Las Vegas Sun

March 28, 2024

Report: Yucca Mountain costs double other alternatives

Sun coverage

WASHINGTON -- A government report released today said developing Yucca Mountain would cost twice as much as other options for storing nuclear waste, but that both interim or on-site storage alternatives would face long-term costs and potential political pitfalls.

The report comes the day after a longtime advocate of nuclear power said during a speech in Washington that the Yucca Mountain project is dead.

Nevada’s lawmakers said the developments are more evidence that the proposed nuclear waste dump 90 miles north of Las Vegas will not be built.

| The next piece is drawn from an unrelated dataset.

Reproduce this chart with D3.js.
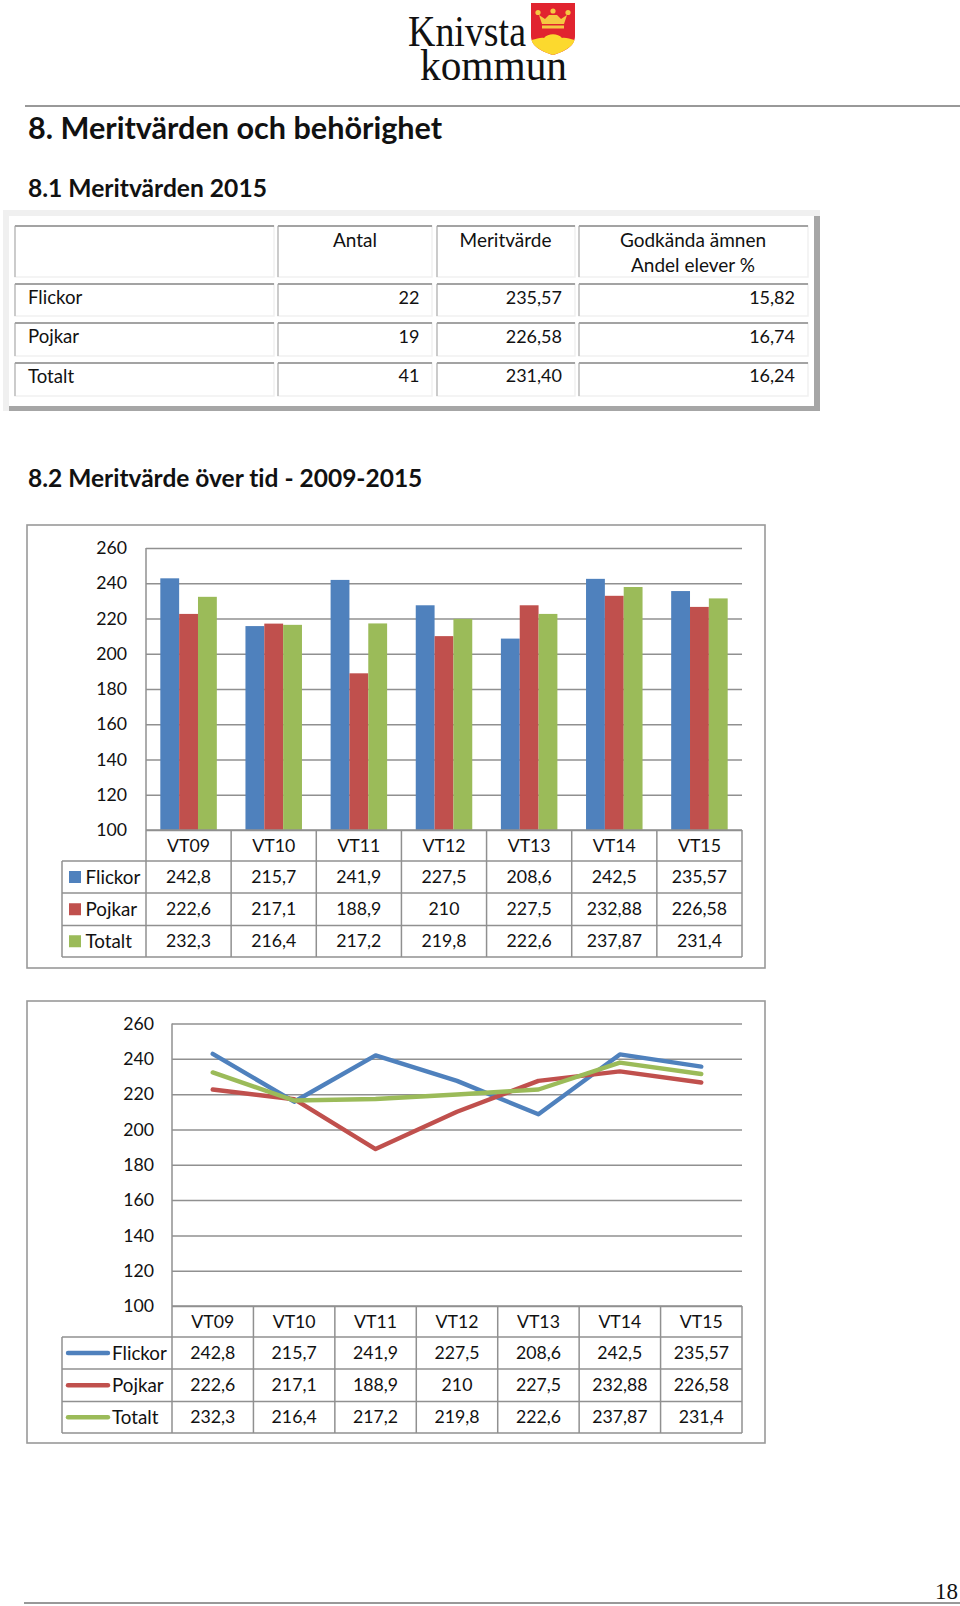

“This $100 billion dinosaur’s days are numbered,” Democratic Rep. Shelley Berkley said in a statement. “It’s long past time those who produced this nuclear garbage take responsibility for finding a real solution to this issue.”

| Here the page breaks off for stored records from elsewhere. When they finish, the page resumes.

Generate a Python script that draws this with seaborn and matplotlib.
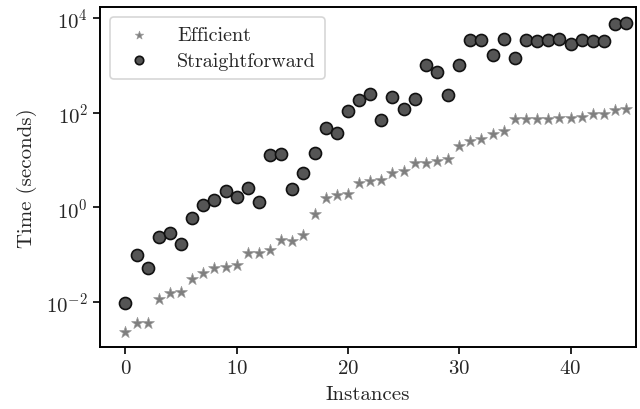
import numpy as np
import pandas as pd
import matplotlib
matplotlib.use("Agg")
import matplotlib.pyplot as plt
import seaborn as sns

# ------------------------------
# Data
# ------------------------------
efficient = [
    0.0023, 0.0035, 0.0035, 0.0113, 0.015, 0.0158, 0.030, 0.040, 0.053, 0.055,
    0.059, 0.107, 0.11, 0.125, 0.20, 0.19, 0.26, 0.71, 1.6, 1.8,
    1.9, 3.3, 3.5, 3.8, 5.4, 5.9, 8.8, 8.8, 9.5, 10.7,
    20, 25, 28, 35, 41, 75, 75, 75, 75, 76,
    77, 81, 95, 95, 116, 117,
]
straightforward = [
    0.0092, 0.097, 0.053, 0.24, 0.28, 0.17, 0.59, 1.1, 1.4, 2.2,
    1.65, 2.6, 1.3, 12.8, 13.4, 2.4, 5.2, 14.3, 47, 38,
    109, 185, 252, 69, 218, 118, 190, 1000, 740, 234,
    1000, 3400, 3400, 1630, 3550, 1450, 3400, 3300, 3400, 3550,
    2800, 3400, 3300, 3300, 7400, 7800,
]
instances = np.arange(len(efficient))

df = pd.DataFrame({"instance": instances,
                   "efficient": efficient,
                   "straightforward": straightforward})

# ------------------------------
# Style
# ------------------------------
sns.set_theme(style="ticks")
plt.rcParams["font.family"] = "serif"
plt.rcParams["font.serif"] = ["cmr10", "DejaVu Serif"]
plt.rcParams["mathtext.fontset"] = "cm"
plt.rcParams["axes.formatter.use_mathtext"] = True
plt.rcParams["axes.unicode_minus"] = False

fig = plt.figure(figsize=(6.4, 4.1), dpi=100)
ax = fig.add_axes([0.156, 0.151, 0.838, 0.829])

sns.scatterplot(data=df, x="instance", y="efficient", ax=ax, marker="*",
                s=80, color="#7f7f7f", edgecolor="#9a9a9a", linewidth=0.5,
                label="Efficient", zorder=3)
sns.scatterplot(data=df, x="instance", y="straightforward", ax=ax, marker="o",
                s=75, color="#555555", edgecolor="#111111", linewidth=1.2,
                label="Straightforward", zorder=3)

ax.set_yscale("log")
ax.set_xlim(-2.3, 45.9)
ax.set_ylim(1.1e-3, 1.7e4)
ax.set_yticks([1e-2, 1e0, 1e2, 1e4])
ax.yaxis.set_minor_locator(matplotlib.ticker.NullLocator())
ax.set_xticks([0, 10, 20, 30, 40])

ax.set_xlabel("Instances", fontsize=15, labelpad=6)
ax.set_ylabel("Time (seconds)", fontsize=15, labelpad=7)
ax.tick_params(axis="both", labelsize=15, length=5, width=1.2, color="black")
for sp in ax.spines.values():
    sp.set_linewidth(1.4)
    sp.set_color("black")

leg = ax.legend(loc="upper left", fontsize=14.5, frameon=True, fancybox=True,
                borderpad=0.45, handletextpad=0.9, markerscale=0.7,
                labelspacing=0.35)
leg.get_frame().set_edgecolor("#cccccc")
leg.get_frame().set_linewidth(1.2)

fig.savefig("out.png", dpi=100)
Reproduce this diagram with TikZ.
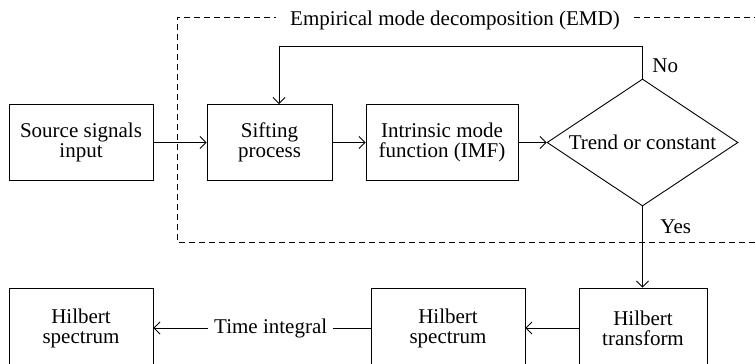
\documentclass[tikz,border=0pt]{standalone}
\usepackage{fontspec}
\setmainfont{Liberation Serif}
\usetikzlibrary{arrows.meta,shapes.geometric}
\begin{document}
\begin{tikzpicture}[x=1pt,y=-1pt,->,>={Straight Barb[length=6pt,width=12pt]},line width=0.9pt,font=\fontsize{21}{20}\selectfont]
\tikzset{Box/.style = {draw,align=center,inner sep=0pt,minimum height=76pt}}
\tikzset{Test/.style = {draw,diamond,inner sep=0pt,aspect=1.5,minimum width=191pt,minimum height=127pt}}
\useasboundingbox (0,0) rectangle (755,364);
\draw[-,dash pattern=on 6pt off 4pt] (760,17) -- (177,17) -- (177,242) -- (760,242);
\node[fill=white,inner xsep=14pt](E) at (455,20) {Empirical mode decomposition (EMD)};
\node[Box,minimum width=144pt](S) at (81,142.5) {Source signals\\input};
\node[Box,minimum width=125pt](F) at (269.5,142.5) {Sifting\\process};
\node[Box,minimum width=152pt](I) at (442,142.5) {Intrinsic mode\\function (IMF)};
\node[Test](T) at (642.5,142.5) {Trend or constant};
\node[Box,minimum width=128pt,minimum height=80pt](H) at (643,328) {Hilbert\\transform};
\node[Box,minimum width=154pt,minimum height=80pt](M) at (448,328) {Hilbert\\spectrum};
\node[Box,minimum width=144pt,minimum height=80pt](L) at (81,328) {Hilbert\\spectrum};
\node[anchor=base west,inner sep=0pt](N) at (652,72) {No};
\node[anchor=base west,inner sep=0pt](Y) at (660,233) {Yes};
\draw[->] (S) -> (F);
\draw[->] (F) -> (I);
\draw[->] (I) -> (T);
\draw[->] (T.north) -- ++(0,-32) -| ([xshift=9.5pt]F.north);
\draw[->] (T.south) -- (T.south |- H.north);
\draw[->] (H) -> (M);
\draw[->] (M) -- node[fill=white,inner xsep=6pt,pos=.46] {Time integral} (L);
\end{tikzpicture}
\end{document}
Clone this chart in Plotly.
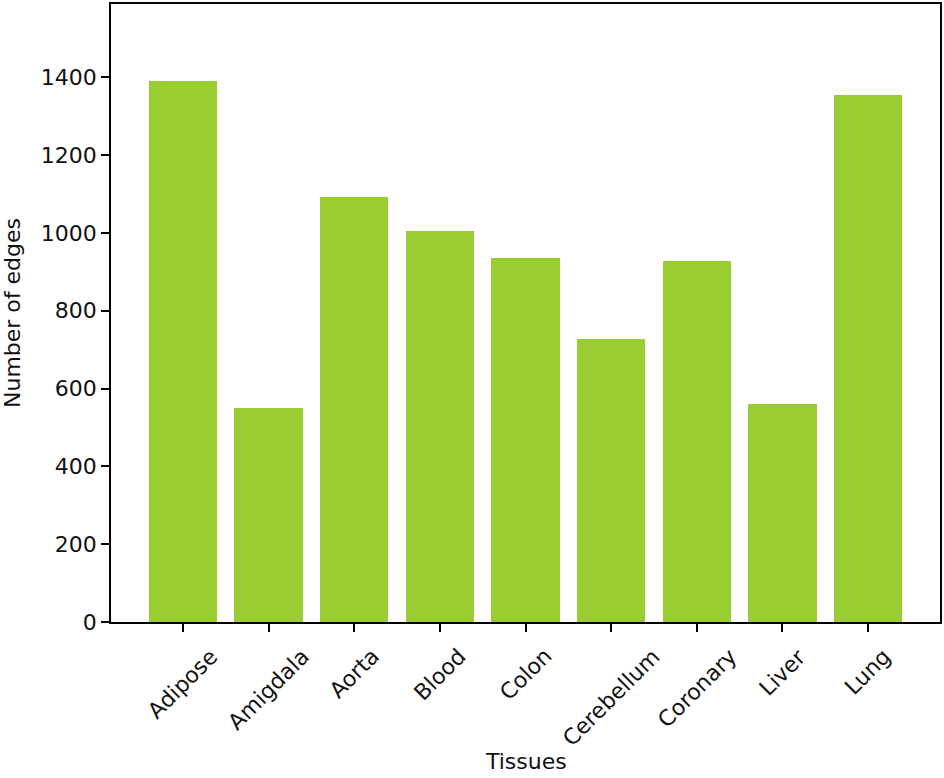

Former Sen. Pete Domenici, the New Mexico Republican who had been chairman of two powerful committees handling Yucca Mountain issues, said during a talk Tuesday at the National Press Club that it was time to consider alternatives to Yucca Mountain.

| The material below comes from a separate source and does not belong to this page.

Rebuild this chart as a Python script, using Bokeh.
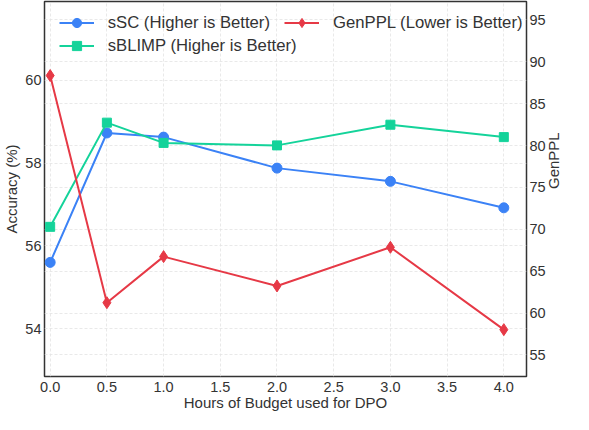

"We need to be realistic here," Domenici said, according to an account in ClimateWire, which is also published on the New York Times Web site. “Yucca Mountain, once chosen as the site for permanent disposal of nuclear waste, is dead."

Senate Majority Leader Harry Reid has said he has received assurances from the Obama administration that the Yucca Mountain project will be zeroed out in next year’s federal budget, which is expected by February.

The Government Accountability Office report released today had been requested by Reid, Republican Sen. John Ensign and Democratic Sen. Barbara Boxer of California, who is chair of the Environment and Public Works committee.

The report surveys the higher costs of Yucca Mountain compared to storing nuclear waste where it now sits at existing nuclear power plants or at a pair of interim storage facilities. Operating Yucca Mountain at double its planned capacity would cost between $41 billion and $67 billion, compared to $13 billion to $34 billion for on-site storage handling similar quantities of waste or $15 billion to $29 billion for interim storage.

However, the report notes that even if waste were stored at an on-site or interim storage facility, it would still be needed to be relocated eventually to a geologic storage facility, which would create additional costs. The report also noted political challenges of siting a storage facility and relocating the waste through communities.

Still, Nevada’s lawmakers welcomed the report as highlighting what they have long claimed – that temporary storage would be cheaper than Yucca Mountain.

“This report confirms what most Nevadans already know, that the President made the right decision to stop the Yucca Mountain Project and focus on finding alternatives to dealing with nuclear waste,” Reid said in a statement.